John Compes had the manor of Finchfield given him by Edward III. for the service of ‘turning the spit at his coronation.’
Geoffrey Frumbrand held sixty acres of land in Wingfield, in the county of Suffolk, by the service of paying yearly to our lord the king two white doves. John de Roches holds the manor of Winterslew, in Wiltshire, by the service that when the king should abide at Clarendon, he should go into the butlery of the king’s palace there, and draw, out of whatever vessel be chose, as much wine as should be needful for making a pitcher of claret, which he should make at the king’s expense, and that he should serve the king with a cup, and should have the vessel whence he took the wine, with all the wine then in it, together with the cup whence the king should drink the claret.
The town of Yarmouth is, by charter, bound to send the sheriffs of Norwich a hundred herrings, which are to be baked in twenty-four pies or patties, and delivered to the lord of the manor of East Carlton, who is to convey them to the king.
At the coronation of James II. the lord of the manor of Heyden, in Essex, claimed to hold the basin and ewer to the king by virtue of one moiety, and the towel by virtue of the other moiety of the manor, whenever the king washed before dinner; but the claim was allowed only as to the towel.
The privileges of the great officers of the ancient British court, were particularly striking. Each was annually presented by the king and queen with a piece of linen and woollen cloth, besides some old clothes from the royal wardrobe. The king’s riding-coat was three times a year given to the master of the mews; his caps, saddles, bits, and spurs, became the perquisite of the master of the horse; and the chamberlain appropriated to himself his old clothes and bed-quilts.
The third in rank, in the court of the Anglo-Saxon kings, was, the steward, who had a variety of perquisites, of which the following were the most remarkable:—‘As much of every cask of plain ale, and as much of every cask of ale with spiceries, as he could reach with the second joint of the middle finger; and as much of every cask of mead, as he could reach with the first joint of the same finger.’
Our next article is on The Origin of May Poles and Garlands.—It was a custom among the ancient Britons, before they were converted to Christianity, to erect May-poles, adorned with flowers, in honour of the goddess Flora; and the dancing of milkmaids on the first of May before garlands, ornamented with flowers, is only a corruption of the ancient custom, in compliance with other rustic amusements.
The leisure days after seed-time had been chosen by our Saxon ancestors for folk-motes, or conventions of the people. It was not till after the Norman conquest that the Pagan festival of Whitsuntide fully melted into the Christian holiday of Pentecost.
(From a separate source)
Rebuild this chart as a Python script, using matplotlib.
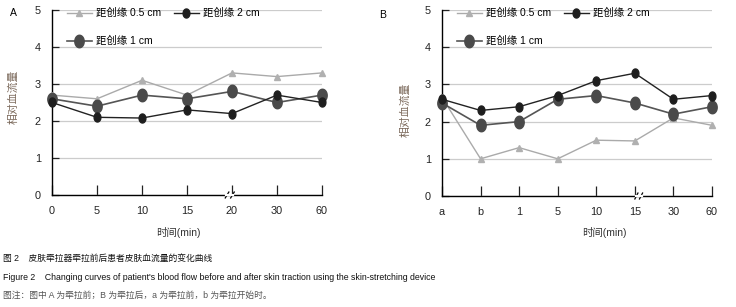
import numpy as np
import matplotlib
matplotlib.use("Agg")
import matplotlib.pyplot as plt
from matplotlib.path import Path

plt.rcParams['font.family'] = ['Liberation Sans', 'Noto Sans CJK SC', 'DejaVu Sans']

# panel A: before traction
labels_a = ["0", "5", "10", "15", "20", "30", "60"]
a_05 = [2.7, 2.6, 3.1, 2.7, 3.3, 3.2, 3.3]
a_1 = [2.6, 2.4, 2.7, 2.6, 2.8, 2.5, 2.7]
a_2 = [2.5, 2.1, 2.08, 2.3, 2.2, 2.7, 2.5]

# panel B: after traction
labels_b = ["a", "b", "1", "5", "10", "15", "30", "60"]
b_05 = [2.65, 1.0, 1.3, 1.0, 1.5, 1.48, 2.1, 1.9]
b_1 = [2.5, 1.9, 2.0, 2.6, 2.7, 2.5, 2.2, 2.4]
b_2 = [2.6, 2.3, 2.4, 2.7, 3.1, 3.3, 2.6, 2.7]

names = ["距创缘 0.5 cm", "距创缘 1 cm", "距创缘 2 cm"]

# vertical oval marker
t = np.linspace(0, 2 * np.pi, 40)
oval = Path(np.column_stack([0.75 * np.cos(t), np.sin(t)]), closed=True)

fig = plt.figure(figsize=(7.36, 3.07), dpi=100)
ax_a = fig.add_axes([52 / 736, 1 - 195 / 307, 270 / 736, 185 / 307])
ax_b = fig.add_axes([442 / 736, 1 - 196 / 307, 270 / 736, 186 / 307])


def draw(ax, labels, s05, s1, s2, brk):
    x = np.arange(len(labels))
    ax.plot(x, s05, color="#aaaaaa", lw=1.0, marker="^", ms=4.5,
            mfc="#b0b0b0", mec="#b0b0b0", clip_on=False, zorder=3, label=names[0])
    ax.plot(x, s1, color="#555555", lw=1.2, marker=oval, ms=9,
            mfc="#4a4a4a", mec="#4a4a4a", clip_on=False, zorder=4, label=names[1])
    ax.plot(x, s2, color="#222222", lw=1.0, marker=oval, ms=6.5,
            mfc="#1e1e1e", mec="#1e1e1e", clip_on=False, zorder=5, label=names[2])
    ax.set_xlim(0, len(labels) - 1)
    ax.set_ylim(0, 5)
    ax.set_xticks(x)
    ax.set_xticklabels(labels)
    ax.set_yticks(range(6))
    ax.yaxis.grid(True, color="#cccccc", lw=0.9)
    ax.set_axisbelow(True)
    for s in ["top", "right"]:
        ax.spines[s].set_visible(False)
    ax.spines["left"].set_linewidth(1.0)
    ax.spines["bottom"].set_linewidth(1.0)
    ax.tick_params(direction="in", length=5, width=0.9, labelsize=7.8,
                   colors="#222222", pad=8)
    ax.tick_params(axis="x", length=7)
    # axis break marks
    for dx in (-0.06, 0.06):
        ax.plot([brk + dx - 0.04, brk + dx + 0.04], [-0.08, 0.08],
                color="black", lw=0.9, clip_on=False, transform=ax.transData)
    ax.plot([brk - 0.08, brk + 0.08], [0, 0], color="white", lw=1.6,
            clip_on=False, zorder=2.6)
    leg = ax.legend(ncol=2, loc="upper left", bbox_to_anchor=(0.02, 1.06),
                    frameon=False, fontsize=7.5, handlelength=2.4,
                    columnspacing=1.2, labelspacing=1.7, handletextpad=0.4)
    return leg


draw(ax_a, labels_a, a_05, a_1, a_2, 3.95)
draw(ax_b, labels_b, b_05, b_1, b_2, 5.1)

fig.text(13 / 736, 1 - 13 / 307, "A", fontsize=7.5, ha="center", va="center")
fig.text(383 / 736, 1 - 15 / 307, "B", fontsize=7.5, ha="center", va="center")

for xx, yy in [(13, 97), (405, 110)]:
    fig.text(xx / 736, 1 - yy / 307, "相对血流量", rotation=90, fontsize=7.8,
             color="#7d6b5d", ha="center", va="center")
fig.text(178 / 736, 1 - 232 / 307, "时间(min)", fontsize=7.5, color="#333333",
         ha="center", va="center")
fig.text(604 / 736, 1 - 233 / 307, "时间(min)", fontsize=7.5, color="#333333",
         ha="center", va="center")

cap = 6.3
fig.text(3 / 736, 1 - 258 / 307, "图 2    皮肤牵拉器牵拉前后患者皮肤血流量的变化曲线",
         fontsize=cap, ha="left", va="center", color="#111111")
fig.text(3 / 736, 1 - 277 / 307,
         "Figure 2    Changing curves of patient's blood flow before and after skin traction using the skin-stretching device",
         fontsize=cap, ha="left", va="center", color="#111111")
fig.text(3 / 736, 1 - 295 / 307, "图注：图中 A 为牵拉前；B 为牵拉后，a 为牵拉前，b 为牵拉开始时。",
         fontsize=cap, ha="left", va="center", color="#555555")

fig.savefig("out.png", dpi=100)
Its original name is Whittentide, the time of choosing the wits or wisemen to the wittenagemotte. It was consecrated to Hertha, the goddess of peace and fertility; and no quarrels might be maintained, no blood shed, during this truce of the goddess. Each village, in the absence of the baron at the assembly of the nations, enjoyed a kind of saturnalia. The vassals met upon the common green around the May-poles, where they erected a village lord, or king, as he was called, who chose his queen. He wore an oaken, and she a hawthorn wreath; and together they gave laws to the rustic sports during these sweet days of freedom. The Maypole, then, was the English tree of liberty. How are these times of village simplicity and merriment vanished!
Curious Custom at Oakham.—Oakham is remarkable for the following curious custom. Every peer of the realm, the first time he comes within the precincts, forfeits a shoe from his horse to the lord of the manor and castle, unless he agrees to redeem it with money; in which case a shoe is made according to his direction, ornamented in proportion to the sum given by way of fine, and nailed on the castle hall door. Some shoes are of curious workmanship, and stamped with the names of the donors: some are made very large, and some gilt. An ancient poet says of this county,
“Small shire that can produce to thy proportion good,
One vale of special name, one forest, and one flood.”